#### [JOB]
Reproduce the listing word for word, leaving every picture behind.

#### [RAW DATA]
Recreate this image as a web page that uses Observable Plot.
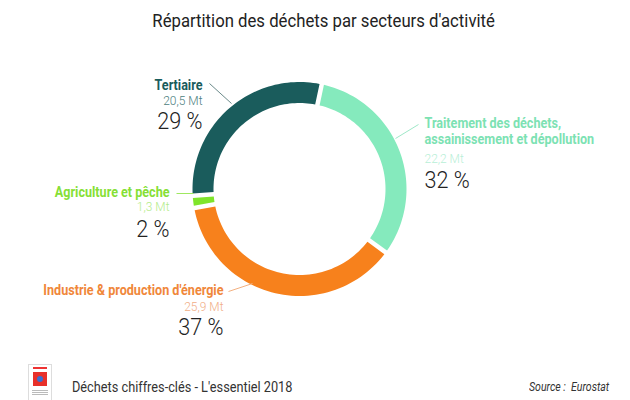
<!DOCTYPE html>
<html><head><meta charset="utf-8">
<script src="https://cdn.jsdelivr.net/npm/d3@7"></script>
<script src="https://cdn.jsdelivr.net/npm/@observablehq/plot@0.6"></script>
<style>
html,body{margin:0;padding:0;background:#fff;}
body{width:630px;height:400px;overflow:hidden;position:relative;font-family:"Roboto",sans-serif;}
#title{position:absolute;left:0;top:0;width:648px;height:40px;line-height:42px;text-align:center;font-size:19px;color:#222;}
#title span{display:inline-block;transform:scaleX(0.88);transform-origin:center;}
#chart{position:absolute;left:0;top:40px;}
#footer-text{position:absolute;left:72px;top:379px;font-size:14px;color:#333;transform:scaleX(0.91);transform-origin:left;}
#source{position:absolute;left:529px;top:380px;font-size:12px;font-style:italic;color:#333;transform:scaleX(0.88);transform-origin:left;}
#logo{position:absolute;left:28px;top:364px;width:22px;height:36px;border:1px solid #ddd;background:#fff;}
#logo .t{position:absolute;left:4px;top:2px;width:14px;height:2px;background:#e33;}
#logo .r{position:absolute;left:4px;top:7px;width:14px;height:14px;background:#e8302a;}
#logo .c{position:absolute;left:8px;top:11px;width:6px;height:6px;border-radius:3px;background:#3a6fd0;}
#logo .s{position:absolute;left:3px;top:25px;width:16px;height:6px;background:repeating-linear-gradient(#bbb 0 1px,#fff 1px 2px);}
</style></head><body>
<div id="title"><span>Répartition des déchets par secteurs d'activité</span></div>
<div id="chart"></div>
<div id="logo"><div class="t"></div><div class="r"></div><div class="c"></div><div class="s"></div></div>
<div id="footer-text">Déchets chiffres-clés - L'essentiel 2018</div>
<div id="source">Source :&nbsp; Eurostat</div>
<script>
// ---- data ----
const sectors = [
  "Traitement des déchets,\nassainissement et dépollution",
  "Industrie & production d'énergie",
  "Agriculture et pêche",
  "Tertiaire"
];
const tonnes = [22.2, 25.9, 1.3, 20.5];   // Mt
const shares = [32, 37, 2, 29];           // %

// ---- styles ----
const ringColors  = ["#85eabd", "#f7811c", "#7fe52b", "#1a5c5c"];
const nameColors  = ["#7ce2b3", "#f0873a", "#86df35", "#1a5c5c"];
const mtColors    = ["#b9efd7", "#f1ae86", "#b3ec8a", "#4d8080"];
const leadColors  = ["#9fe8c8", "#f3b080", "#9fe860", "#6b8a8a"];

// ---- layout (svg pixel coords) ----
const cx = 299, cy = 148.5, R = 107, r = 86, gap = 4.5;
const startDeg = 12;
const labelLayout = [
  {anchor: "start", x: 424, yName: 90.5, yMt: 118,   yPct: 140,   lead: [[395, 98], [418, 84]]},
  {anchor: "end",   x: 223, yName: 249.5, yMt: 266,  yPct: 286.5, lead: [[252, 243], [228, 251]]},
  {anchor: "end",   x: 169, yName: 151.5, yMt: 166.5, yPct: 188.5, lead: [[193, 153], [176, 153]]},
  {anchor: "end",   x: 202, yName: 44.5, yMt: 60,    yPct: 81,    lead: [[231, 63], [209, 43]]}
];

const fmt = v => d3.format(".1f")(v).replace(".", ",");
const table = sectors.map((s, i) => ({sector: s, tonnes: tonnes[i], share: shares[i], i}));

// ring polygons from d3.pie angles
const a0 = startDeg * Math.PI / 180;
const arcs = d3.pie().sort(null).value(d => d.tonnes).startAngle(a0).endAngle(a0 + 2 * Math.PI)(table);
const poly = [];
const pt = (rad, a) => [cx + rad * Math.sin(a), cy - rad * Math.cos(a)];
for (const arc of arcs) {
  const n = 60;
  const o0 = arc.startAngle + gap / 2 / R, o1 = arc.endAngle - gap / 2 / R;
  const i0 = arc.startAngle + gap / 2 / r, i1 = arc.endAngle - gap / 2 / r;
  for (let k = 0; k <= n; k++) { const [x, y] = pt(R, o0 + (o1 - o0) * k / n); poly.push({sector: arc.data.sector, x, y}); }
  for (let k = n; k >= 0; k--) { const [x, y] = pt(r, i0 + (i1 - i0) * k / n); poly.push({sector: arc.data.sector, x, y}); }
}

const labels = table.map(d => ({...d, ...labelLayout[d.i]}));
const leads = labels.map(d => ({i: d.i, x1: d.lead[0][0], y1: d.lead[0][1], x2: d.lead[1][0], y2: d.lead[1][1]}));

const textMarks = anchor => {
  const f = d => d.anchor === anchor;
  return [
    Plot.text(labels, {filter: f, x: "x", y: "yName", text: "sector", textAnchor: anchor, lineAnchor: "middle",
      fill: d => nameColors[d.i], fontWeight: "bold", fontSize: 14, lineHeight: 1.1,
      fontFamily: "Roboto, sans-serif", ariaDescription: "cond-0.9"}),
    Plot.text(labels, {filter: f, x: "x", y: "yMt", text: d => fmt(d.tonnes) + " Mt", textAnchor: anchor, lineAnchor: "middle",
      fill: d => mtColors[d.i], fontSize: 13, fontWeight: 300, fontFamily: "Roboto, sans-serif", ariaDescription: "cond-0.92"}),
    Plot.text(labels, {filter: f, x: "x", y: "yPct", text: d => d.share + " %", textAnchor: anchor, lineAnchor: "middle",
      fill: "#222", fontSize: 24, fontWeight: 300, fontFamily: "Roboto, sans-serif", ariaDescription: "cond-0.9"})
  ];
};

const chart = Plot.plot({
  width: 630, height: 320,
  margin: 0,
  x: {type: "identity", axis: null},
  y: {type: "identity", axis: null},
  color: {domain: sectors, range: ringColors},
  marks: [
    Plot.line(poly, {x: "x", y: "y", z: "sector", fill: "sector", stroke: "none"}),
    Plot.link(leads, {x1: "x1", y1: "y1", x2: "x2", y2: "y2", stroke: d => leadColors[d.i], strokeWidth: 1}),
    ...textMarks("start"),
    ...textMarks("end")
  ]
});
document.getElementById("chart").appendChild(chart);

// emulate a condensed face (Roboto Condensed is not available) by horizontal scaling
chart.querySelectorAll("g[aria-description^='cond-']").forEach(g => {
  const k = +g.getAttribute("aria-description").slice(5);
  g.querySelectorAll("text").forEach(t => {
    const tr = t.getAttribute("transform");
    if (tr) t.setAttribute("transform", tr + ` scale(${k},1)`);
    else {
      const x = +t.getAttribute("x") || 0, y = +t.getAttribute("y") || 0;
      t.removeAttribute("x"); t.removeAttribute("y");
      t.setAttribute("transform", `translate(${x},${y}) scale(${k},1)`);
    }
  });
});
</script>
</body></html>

#### [ANSWER FOR THE TASK]
Recreate this image as a web page that uses Observable Plot.
<!DOCTYPE html>
<html><head><meta charset="utf-8">
<script src="https://cdn.jsdelivr.net/npm/d3@7"></script>
<script src="https://cdn.jsdelivr.net/npm/@observablehq/plot@0.6"></script>
<style>
html,body{margin:0;padding:0;background:#fff;}
body{width:630px;height:400px;overflow:hidden;position:relative;font-family:"Roboto",sans-serif;}
#title{position:absolute;left:0;top:0;width:648px;height:40px;line-height:42px;text-align:center;font-size:19px;color:#222;}
#title span{display:inline-block;transform:scaleX(0.88);transform-origin:center;}
#chart{position:absolute;left:0;top:40px;}
#footer-text{position:absolute;left:72px;top:379px;font-size:14px;color:#333;transform:scaleX(0.91);transform-origin:left;}
#source{position:absolute;left:529px;top:380px;font-size:12px;font-style:italic;color:#333;transform:scaleX(0.88);transform-origin:left;}
#logo{position:absolute;left:28px;top:364px;width:22px;height:36px;border:1px solid #ddd;background:#fff;}
#logo .t{position:absolute;left:4px;top:2px;width:14px;height:2px;background:#e33;}
#logo .r{position:absolute;left:4px;top:7px;width:14px;height:14px;background:#e8302a;}
#logo .c{position:absolute;left:8px;top:11px;width:6px;height:6px;border-radius:3px;background:#3a6fd0;}
#logo .s{position:absolute;left:3px;top:25px;width:16px;height:6px;background:repeating-linear-gradient(#bbb 0 1px,#fff 1px 2px);}
</style></head><body>
<div id="title"><span>Répartition des déchets par secteurs d'activité</span></div>
<div id="chart"></div>
<div id="logo"><div class="t"></div><div class="r"></div><div class="c"></div><div class="s"></div></div>
<div id="footer-text">Déchets chiffres-clés - L'essentiel 2018</div>
<div id="source">Source :&nbsp; Eurostat</div>
<script>
// ---- data ----
const sectors = [
  "Traitement des déchets,\nassainissement et dépollution",
  "Industrie & production d'énergie",
  "Agriculture et pêche",
  "Tertiaire"
];
const tonnes = [22.2, 25.9, 1.3, 20.5];   // Mt
const shares = [32, 37, 2, 29];           // %

// ---- styles ----
const ringColors  = ["#85eabd", "#f7811c", "#7fe52b", "#1a5c5c"];
const nameColors  = ["#7ce2b3", "#f0873a", "#86df35", "#1a5c5c"];
const mtColors    = ["#b9efd7", "#f1ae86", "#b3ec8a", "#4d8080"];
const leadColors  = ["#9fe8c8", "#f3b080", "#9fe860", "#6b8a8a"];

// ---- layout (svg pixel coords) ----
const cx = 299, cy = 148.5, R = 107, r = 86, gap = 4.5;
const startDeg = 12;
const labelLayout = [
  {anchor: "start", x: 424, yName: 90.5, yMt: 118,   yPct: 140,   lead: [[395, 98], [418, 84]]},
  {anchor: "end",   x: 223, yName: 249.5, yMt: 266,  yPct: 286.5, lead: [[252, 243], [228, 251]]},
  {anchor: "end",   x: 169, yName: 151.5, yMt: 166.5, yPct: 188.5, lead: [[193, 153], [176, 153]]},
  {anchor: "end",   x: 202, yName: 44.5, yMt: 60,    yPct: 81,    lead: [[231, 63], [209, 43]]}
];

const fmt = v => d3.format(".1f")(v).replace(".", ",");
const table = sectors.map((s, i) => ({sector: s, tonnes: tonnes[i], share: shares[i], i}));

// ring polygons from d3.pie angles
const a0 = startDeg * Math.PI / 180;
const arcs = d3.pie().sort(null).value(d => d.tonnes).startAngle(a0).endAngle(a0 + 2 * Math.PI)(table);
const poly = [];
const pt = (rad, a) => [cx + rad * Math.sin(a), cy - rad * Math.cos(a)];
for (const arc of arcs) {
  const n = 60;
  const o0 = arc.startAngle + gap / 2 / R, o1 = arc.endAngle - gap / 2 / R;
  const i0 = arc.startAngle + gap / 2 / r, i1 = arc.endAngle - gap / 2 / r;
  for (let k = 0; k <= n; k++) { const [x, y] = pt(R, o0 + (o1 - o0) * k / n); poly.push({sector: arc.data.sector, x, y}); }
  for (let k = n; k >= 0; k--) { const [x, y] = pt(r, i0 + (i1 - i0) * k / n); poly.push({sector: arc.data.sector, x, y}); }
}

const labels = table.map(d => ({...d, ...labelLayout[d.i]}));
const leads = labels.map(d => ({i: d.i, x1: d.lead[0][0], y1: d.lead[0][1], x2: d.lead[1][0], y2: d.lead[1][1]}));

const textMarks = anchor => {
  const f = d => d.anchor === anchor;
  return [
    Plot.text(labels, {filter: f, x: "x", y: "yName", text: "sector", textAnchor: anchor, lineAnchor: "middle",
      fill: d => nameColors[d.i], fontWeight: "bold", fontSize: 14, lineHeight: 1.1,
      fontFamily: "Roboto, sans-serif", ariaDescription: "cond-0.9"}),
    Plot.text(labels, {filter: f, x: "x", y: "yMt", text: d => fmt(d.tonnes) + " Mt", textAnchor: anchor, lineAnchor: "middle",
      fill: d => mtColors[d.i], fontSize: 13, fontWeight: 300, fontFamily: "Roboto, sans-serif", ariaDescription: "cond-0.92"}),
    Plot.text(labels, {filter: f, x: "x", y: "yPct", text: d => d.share + " %", textAnchor: anchor, lineAnchor: "middle",
      fill: "#222", fontSize: 24, fontWeight: 300, fontFamily: "Roboto, sans-serif", ariaDescription: "cond-0.9"})
  ];
};

const chart = Plot.plot({
  width: 630, height: 320,
  margin: 0,
  x: {type: "identity", axis: null},
  y: {type: "identity", axis: null},
  color: {domain: sectors, range: ringColors},
  marks: [
    Plot.line(poly, {x: "x", y: "y", z: "sector", fill: "sector", stroke: "none"}),
    Plot.link(leads, {x1: "x1", y1: "y1", x2: "x2", y2: "y2", stroke: d => leadColors[d.i], strokeWidth: 1}),
    ...textMarks("start"),
    ...textMarks("end")
  ]
});
document.getElementById("chart").appendChild(chart);

// emulate a condensed face (Roboto Condensed is not available) by horizontal scaling
chart.querySelectorAll("g[aria-description^='cond-']").forEach(g => {
  const k = +g.getAttribute("aria-description").slice(5);
  g.querySelectorAll("text").forEach(t => {
    const tr = t.getAttribute("transform");
    if (tr) t.setAttribute("transform", tr + ` scale(${k},1)`);
    else {
      const x = +t.getAttribute("x") || 0, y = +t.getAttribute("y") || 0;
      t.removeAttribute("x"); t.removeAttribute("y");
      t.setAttribute("transform", `translate(${x},${y}) scale(${k},1)`);
    }
  });
});
</script>
</body></html>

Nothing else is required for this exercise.